Thanks to Jean for tip on Sisters of Selma which aired locally last Sunday evening. For teachers and students there is much to work with in this documentary starting with its re-affirmation of the powerful witness offered by members of women's religious communities during the struggles for liberation and human rights. But I still can't get Paul Cultrera's testimony from Hand of God out of my head (thanks Grant for this tip) and as I watched Sisters of Selma I kept thinking students should view these films together: one treats a dramatic historic event that while familiar has been only partly contextualized over the years and is appropriately told from the perspective of a wide range of participants; the other treats a terrible event that occurred very near in time to the incidents at the Edmund Pettis Bridge but has only emerged into 'history' in recent months.

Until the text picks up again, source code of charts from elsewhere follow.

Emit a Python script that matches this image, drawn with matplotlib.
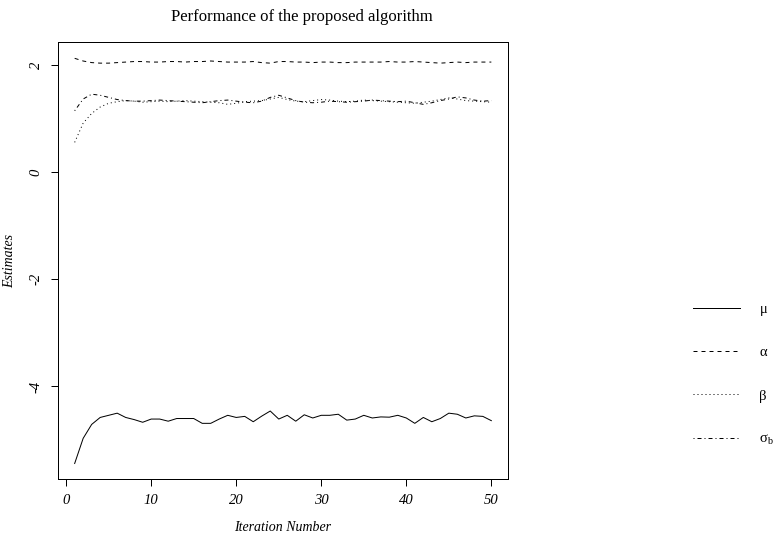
import numpy as np
import matplotlib
matplotlib.use("Agg")
import matplotlib.pyplot as plt

plt.rcParams['font.family'] = ['Liberation Serif', 'DejaVu Serif']
plt.rcParams['mathtext.fontset'] = 'custom'
plt.rcParams['mathtext.rm'] = 'Liberation Serif'

# iteration index and estimates
iterations = np.arange(1, 51)

mu = [-5.44, -4.97, -4.71, -4.58, -4.54, -4.50, -4.58, -4.62, -4.67, -4.61,
      -4.61, -4.65, -4.60, -4.60, -4.60, -4.69, -4.69, -4.61, -4.54, -4.58,
      -4.56, -4.66, -4.555, -4.46, -4.61, -4.54, -4.65, -4.53, -4.59, -4.54,
      -4.54, -4.52, -4.63, -4.61, -4.54, -4.59, -4.57, -4.575, -4.54, -4.59,
      -4.69, -4.58, -4.66, -4.60, -4.50, -4.52, -4.59, -4.55, -4.56, -4.64]

alpha = [2.13, 2.08, 2.05, 2.04, 2.04, 2.05, 2.06, 2.07, 2.07, 2.06,
         2.06, 2.07, 2.07, 2.06, 2.07, 2.07, 2.08, 2.07, 2.06, 2.06,
         2.06, 2.07, 2.05, 2.04, 2.07, 2.07, 2.06, 2.06, 2.05, 2.06,
         2.06, 2.05, 2.05, 2.06, 2.06, 2.06, 2.06, 2.07, 2.06, 2.06,
         2.07, 2.06, 2.05, 2.04, 2.05, 2.06, 2.05, 2.06, 2.06, 2.06]

beta = [0.56, 0.92, 1.10, 1.22, 1.29, 1.32, 1.34, 1.33, 1.31, 1.32,
        1.33, 1.32, 1.33, 1.34, 1.33, 1.32, 1.31, 1.30, 1.27, 1.29,
        1.32, 1.33, 1.34, 1.37, 1.40, 1.36, 1.33, 1.32, 1.34, 1.36,
        1.35, 1.33, 1.32, 1.33, 1.35, 1.34, 1.33, 1.32, 1.31, 1.30,
        1.29, 1.31, 1.33, 1.36, 1.39, 1.37, 1.34, 1.33, 1.32, 1.31]

sigma_b = [1.15, 1.37, 1.46, 1.44, 1.40, 1.36, 1.34, 1.33, 1.33, 1.34,
           1.35, 1.34, 1.33, 1.32, 1.31, 1.30, 1.32, 1.34, 1.35, 1.33,
           1.31, 1.30, 1.33, 1.40, 1.44, 1.39, 1.34, 1.31, 1.30, 1.31,
           1.33, 1.32, 1.31, 1.32, 1.33, 1.35, 1.34, 1.33, 1.32, 1.33,
           1.30, 1.27, 1.30, 1.34, 1.37, 1.41, 1.39, 1.35, 1.33, 1.34]

labels = ['μ', 'α', 'β', r'$\mathregular{σ_b}$']
x_ticks = [0, 10, 20, 30, 40, 50]
y_ticks = [-4, -2, 0, 2]

W, H = 780, 536
fig = plt.figure(figsize=(W / 100, H / 100), dpi=100)
# plot box in pixels: left 58, right 508, top 42, bottom 479
ax = fig.add_axes([58 / W, 1 - 479 / H, (508 - 58) / W, (479 - 42) / H])

lw = 0.72
styles = ['-', (0, (4, 4)), (0, (1, 3)), (0, (1, 3, 4, 3))]
series = [mu, alpha, beta, sigma_b]
handles = []
for vals, ls in zip(series, styles):
    h, = ax.plot(iterations, vals, color='black', lw=lw, linestyle=ls)
    handles.append(h)

ax.set_xlim(-0.96, 51.96)
ax.set_ylim(-5.73, 2.435)
ax.set_xticks(x_ticks)
ax.set_yticks(y_ticks)
ax.set_xticklabels([str(t) for t in x_ticks], fontstyle='italic', fontsize=10.5)
ax.set_yticklabels([str(t) for t in y_ticks], fontstyle='italic', fontsize=10.5,
                   rotation=90, va='center')
ax.tick_params(direction='out', length=5, width=0.72, pad=6)
for s in ax.spines.values():
    s.set_linewidth(0.72)

ax.set_xlabel('Iteration Number', fontstyle='italic', fontsize=10, labelpad=10)
ax.set_ylabel('Estimates', fontstyle='italic', fontsize=10, labelpad=10)
fig.text(302 / W, 1 - 17 / H, 'Performance of the proposed algorithm',
         ha='center', va='center', fontsize=12)

# legend outside the box, to the right
fig.legend(handles, labels, loc='upper left', bbox_to_anchor=(680 / W, 1 - 290 / H),
           frameon=False, fontsize=10.5, handlelength=3.2, handletextpad=1.35,
           labelspacing=2.05)

fig.savefig('out.png', dpi=100)
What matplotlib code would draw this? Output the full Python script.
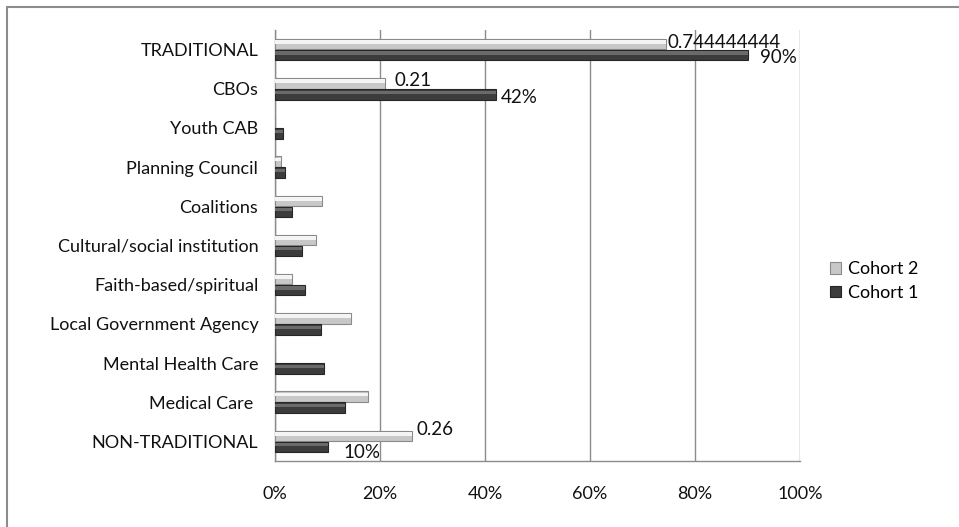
import matplotlib
matplotlib.use("Agg")
import matplotlib.pyplot as plt
from matplotlib.patches import Rectangle

plt.rcParams["font.family"] = ["Lato", "DejaVu Sans"]

# 데이터 (그림에서 읽은 값, %)
categories = ["TRADITIONAL", "CBOs", "Youth CAB", "Planning Council", "Coalitions",
              "Cultural/social institution", "Faith-based/spiritual",
              "Local Government Agency", "Mental Health Care", "Medical Care ",
              "NON-TRADITIONAL"]
cohort2 = [74.4444444, 21.0, 0.0, 1.1, 8.9, 7.8, 3.3, 14.4, 0.0, 17.8, 26.0]
cohort1 = [90.0, 42.0, 1.5, 1.9, 3.2, 5.2, 5.7, 8.7, 9.3, 13.3, 10.0]
xticks = [0, 20, 40, 60, 80, 100]

# 데이터 레이블 (범주 번호, 텍스트)
labels_c2 = [(0, "0.744444444"), (1, "0.21"), (10, "0.26")]
labels_c1 = [(0, "90%"), (1, "42%"), (10, "10%")]

C2_FACE, C2_HI, C2_EDGE = "#c8c8c8", "#f4f4f4", "#8a8a8a"
C1_FACE, C1_HI, C1_EDGE = "#3c3c3c", "#6a6a6a", "#262626"
GRID = "#8c8c8c"

fig = plt.figure(figsize=(9.59, 5.27), dpi=100)
ax = fig.add_axes([275 / 959, 1 - 461 / 527, 525 / 959, 431 / 527])

n = len(categories)
ypos = [n - 1 - i for i in range(n)]
h = 0.27
off = 0.14

y2 = [y + off for y in ypos]
y1 = [y - off for y in ypos]
ax.barh(y2, cohort2, height=h, color=C2_FACE, edgecolor=C2_EDGE, linewidth=0.8,
        zorder=3, label="Cohort 2")
ax.barh([y + h * 0.2 for y in y2], cohort2, height=h * 0.35, color=C2_HI,
        linewidth=0, zorder=4)
ax.barh(y1, cohort1, height=h, color=C1_FACE, edgecolor=C1_EDGE, linewidth=0.8,
        zorder=3, label="Cohort 1")
ax.barh([y + h * 0.2 for y in y1], cohort1, height=h * 0.3, color=C1_HI,
        linewidth=0, zorder=4)

# 레이블 위치 (픽셀 오프셋)
c2_off = {0: (2, 2, "left"), 1: (9, 3, "left"), 10: (5, 6, "left")}
c1_off = {0: (49, -2, "right"), 1: (5, -3, "left"), 10: (16, -6, "left")}
for i, txt in labels_c2:
    dx, dy, ha = c2_off[i]
    ax.annotate(txt, (cohort2[i], y2[i]), xytext=(dx, dy),
                textcoords="offset pixels", ha=ha, va="center",
                fontsize=13.5, color="#111111", zorder=6)
for i, txt in labels_c1:
    dx, dy, ha = c1_off[i]
    ax.annotate(txt, (cohort1[i], y1[i]), xytext=(dx, dy),
                textcoords="offset pixels", ha=ha, va="center",
                fontsize=13.5, color="#111111", zorder=6)

ax.set_xlim(0, 100)
ax.set_ylim(-0.5, n - 0.5)
ax.set_xticks(xticks)
ax.set_xticklabels([f"{t}%" for t in xticks])
ax.set_yticks(ypos)
ax.set_yticklabels(categories)
ax.tick_params(axis="both", length=0, labelsize=13, colors="#111111")
ax.tick_params(axis="x", pad=18)
ax.tick_params(axis="y", pad=12)
ax.grid(axis="x", color=GRID, linewidth=1, zorder=0)
for s in ["top", "right"]:
    ax.spines[s].set_visible(False)
for s in ["left", "bottom"]:
    ax.spines[s].set_color(GRID)
    ax.spines[s].set_linewidth(1)

handles, labs = ax.get_legend_handles_labels()
fig.legend(handles, labs, loc="center left",
           bbox_to_anchor=(814 / 959, 1 - 281 / 527), frameon=False,
           fontsize=13, handlelength=0.6, handleheight=0.6,
           handletextpad=0.4, labelspacing=0.4)

fig.add_artist(Rectangle((7 / 959, -0.05), 1.1, 1 - 7 / 527 + 0.05,
                         transform=fig.transFigure, fill=False,
                         edgecolor=GRID, linewidth=1.5))

fig.savefig("out.png", dpi=100)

Sisters of Selma offers viewers meaningful glimpses at issues that cannot be fully treated in a single film, from the role of the local African-American parish to the variegated racial-justice politics of the American hierarchy to the tensions exposed by the demonstration of nuns from a residentially and culturally segregated city (e.g. St. Louis) where blacks could vote in a southern city where they still could not (the spring 1965 Selma-Montgomery march capped a struggle that resulted in the Voting Rights Act).
. Hand of God presents the narrative of a lone individual whose abuse by Joseph Birmingham in the rectory of St. Mary's Italian Church in Salem, Mass. (among other places) was not, as Paul Cultrera calmly explains, "the story of my life. It's a thing that happened to me." Yet because this happened Paul's brother Joe--as an act of devotion--made a film that is partly about the church, in larger part about the Cultrera family but mostly about Paul's journey through the past four decades, a trip he shared in spirit with hundreds of thousands of women and men that grew up in the 1950s and 1960s in parishes like St. Mary's Italian. Paul told his parents about Birmingham's crimes shortly after the celebration of their fiftieth wedding anniversary in 1995, but an even more intimate conversation between Paul and Joe and their parents is presented near the end of the film, a conversation about heaven and hell and the places where God is sought and found. That is a conversation which will provoke strong memories in many viewers of a certain age. There is so much to discuss from both these films: I'm grateful for having been pointed their way by fellow bloggers which reminds me in closing there is an invaluable scholarly work by friend and blogger John McGreevy that anticipated themes of spiritual and geographical mobility and freedom illustrated in the films. In Parish Boundaries John wrote: "By the 1960s two moral languages--an older, highly structured communalism and a new attempt to build a 'community without walls'--challenged each other for religious and cultural recognition." You can see it moving in these films.